PICTOU, N.S. — The Pictou-North Colchester Exhibition may have experienced minimal structural damage, but the effect Dorian has had on the bottom line is still being assessed.
“All the weekend events had to be cancelled,” said exhibition manager John Robinson. “In the end we might survive, in the end we might not.”
Sitting inside his pickup truck with close to $8,500 in bills on the dashboard, Robinson told The News that cancellations due to unsafe weather conditions and power outages cost the annual exhibition nearly $30,000 in revenue.
“A lot of people have come forward and reduced their bills, or waived them altogether,” said Robinson appreciatively.
The exhibition, which is a rural fair featuring agricultural events and contests got started on Sept. 4, four days before Hurricane Dorian made landfall in Nova Scotia. Members of the public who won prizes have also been donating their prize money back to the exhibition to help offset the losses.

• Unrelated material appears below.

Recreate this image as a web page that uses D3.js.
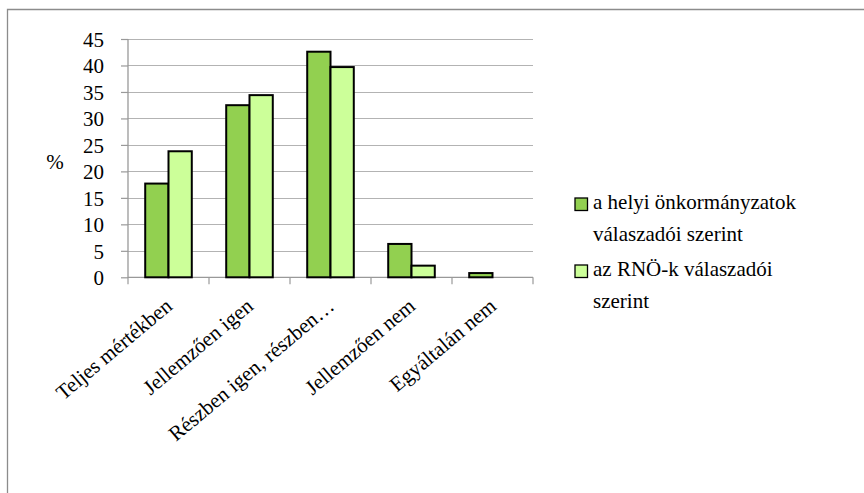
<!DOCTYPE html>
<html>
<head>
<meta charset="utf-8">
<script src="https://cdn.jsdelivr.net/npm/d3@7"></script>
<style>
  html, body { margin: 0; padding: 0; background: #fff; }
  svg { display: block; }
</style>
</head>
<body>
<svg id="chart" width="864" height="493"></svg>
<script>
// Answer categories
const categories = ["Teljes mértékben", "Jellemzően igen", "Részben igen, részben…", "Jellemzően nem", "Egyáltalán nem"];
// Series names (legend lines)
const seriesNames = [
  ["a helyi önkormányzatok", "válaszadói szerint"],
  ["az RNÖ-k válaszadói", "szerint"]
];
// Percentages per category
const localGov = [17.7, 32.5, 42.6, 6.3, 0.8];
const rnoResp = [23.8, 34.4, 39.7, 2.2, 0];
const yTicks = [0, 5, 10, 15, 20, 25, 30, 35, 40, 45];
const colors = ["#92d050", "#ccff99"];

const FONT = '"Liberation Serif"';
const FS = 21;

const svg = d3.select("#chart");
const W = 864, H = 493;

function serif(sel, size) {
  return sel.style("font-family", FONT).style("font-size", size + "px").attr("fill", "#000");
}

// outer frame
svg.append("path")
  .attr("d", `M7.5,${H} V9.5 H${W}`)
  .attr("fill", "none").attr("stroke", "#8c8c8c").attr("stroke-width", 1.3);

const plot = { left: 128, right: 533, top: 39, bottom: 277.3 };

const y = d3.scaleLinear().domain([0, 45]).range([plot.bottom, plot.top]);
const x0 = d3.scaleBand().domain(categories).range([plot.left, plot.right])
  .paddingInner(0.425).paddingOuter(0.2125);
const x1 = d3.scaleBand().domain([0, 1]).range([0, x0.bandwidth()]);

const g = svg.append("g");

// horizontal gridlines
g.append("g").selectAll("line").data(yTicks).join("line")
  .attr("x1", plot.left).attr("x2", plot.right)
  .attr("y1", d => Math.round(y(d)) + 0.5).attr("y2", d => Math.round(y(d)) + 0.5)
  .attr("stroke", "#b3b3b3").attr("stroke-width", 1.2);

// y axis
const yAxis = g.append("g").attr("transform", `translate(${plot.left},0)`)
  .call(d3.axisLeft(y).tickValues(yTicks).tickSize(7).tickPadding(17).tickFormat(d3.format("d")));
yAxis.attr("font-family", null).attr("font-size", null);
yAxis.select(".domain").attr("stroke", "#999").attr("stroke-width", 1.3).attr("d", `M0,${plot.top}V${plot.bottom + 0.5}`);
yAxis.selectAll(".tick line").attr("stroke", "#999").attr("stroke-width", 1.2);
serif(yAxis.selectAll(".tick text"), FS).attr("dy", "0.35em");

// category axis tick marks at band boundaries
const step = x0.step();
const bounds = d3.range(categories.length + 1).map(i => plot.left + i * step);
g.append("g").selectAll("line").data(bounds).join("line")
  .attr("x1", d => d).attr("x2", d => d)
  .attr("y1", plot.bottom).attr("y2", plot.bottom + 7)
  .attr("stroke", "#999").attr("stroke-width", 1.2);
g.append("line")
  .attr("x1", plot.left).attr("x2", plot.right)
  .attr("y1", plot.bottom).attr("y2", plot.bottom)
  .attr("stroke", "#999").attr("stroke-width", 1.3);

// bars
const series = [localGov, rnoResp];
series.forEach((vals, si) => {
  g.append("g").selectAll("rect").data(vals.map((v, i) => ({ v, c: categories[i] })).filter(d => d.v > 0))
    .join("rect")
    .attr("x", d => x0(d.c) + x1(si))
    .attr("y", d => y(d.v))
    .attr("width", x1.bandwidth())
    .attr("height", d => y(0) - y(d.v))
    .attr("fill", colors[si])
    .attr("stroke", "#000").attr("stroke-width", 2);
});

// "%" axis title
serif(svg.append("text"), FS)
  .attr("text-anchor", "middle")
  .attr("x", 55).attr("y", 169)
  .text("%");

// rotated category labels
serif(g.append("g").selectAll("text").data(categories).join("text"), FS)
  .attr("text-anchor", "end")
  .attr("transform", d => `translate(${x0(d) + x0.bandwidth() / 2 + 5},${plot.bottom + 31}) rotate(-40)`)
  .text(d => d);

// legend
const legend = svg.append("g");
const legendBase = [209, 276];
seriesNames.forEach((lines, i) => {
  legend.append("rect")
    .attr("x", 575).attr("y", legendBase[i] - 11)
    .attr("width", 12.5).attr("height", 12.5)
    .attr("fill", colors[i]).attr("stroke", "#000").attr("stroke-width", 1.3);
  const t = serif(legend.append("text"), FS).attr("x", 593).attr("y", legendBase[i]);
  lines.forEach((ln, j) => {
    t.append("tspan").attr("x", 593).attr("dy", j === 0 ? 0 : 32).text(ln);
  });
});
</script>
</body>
</html>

“With all those concessions by the public, we may survive.”
That’s not the only thing that Robinson says he’s thankful for.
“There was very little damage,” said Robinson of the exhibition grounds and buildings located behind the Hector Arena on Naylor Drive in Pictou.
“And no one was hurt. No animals either, that’s the important part,” said Robinson. “If the storm had ripped the roof off the draft horse barn, then it would have been a catastrophe.”
As it turns out, this is not a hypothetical scenario. The people SunDance Farms experienced exactly that.
“I was standing at the sink, doing the dishes and I just saw the backside of the barn roof lift up,” said Jeanie MacKinnon of SunDance Farm which is located less than a kilometre down the road from the exhibition grounds. “Then the next gust of wind came and flipped the whole thing over.”
None of MacKinnon’s 13 horses were hurt during the storm, and she and her family plan to rebuild next year.
The Pictou-North Colchester Exhibition, is a rural fair featuring agricultural events and contests. It started on Sept. 4, four days before Hurricane Dorian made landfall in Nova Scotia.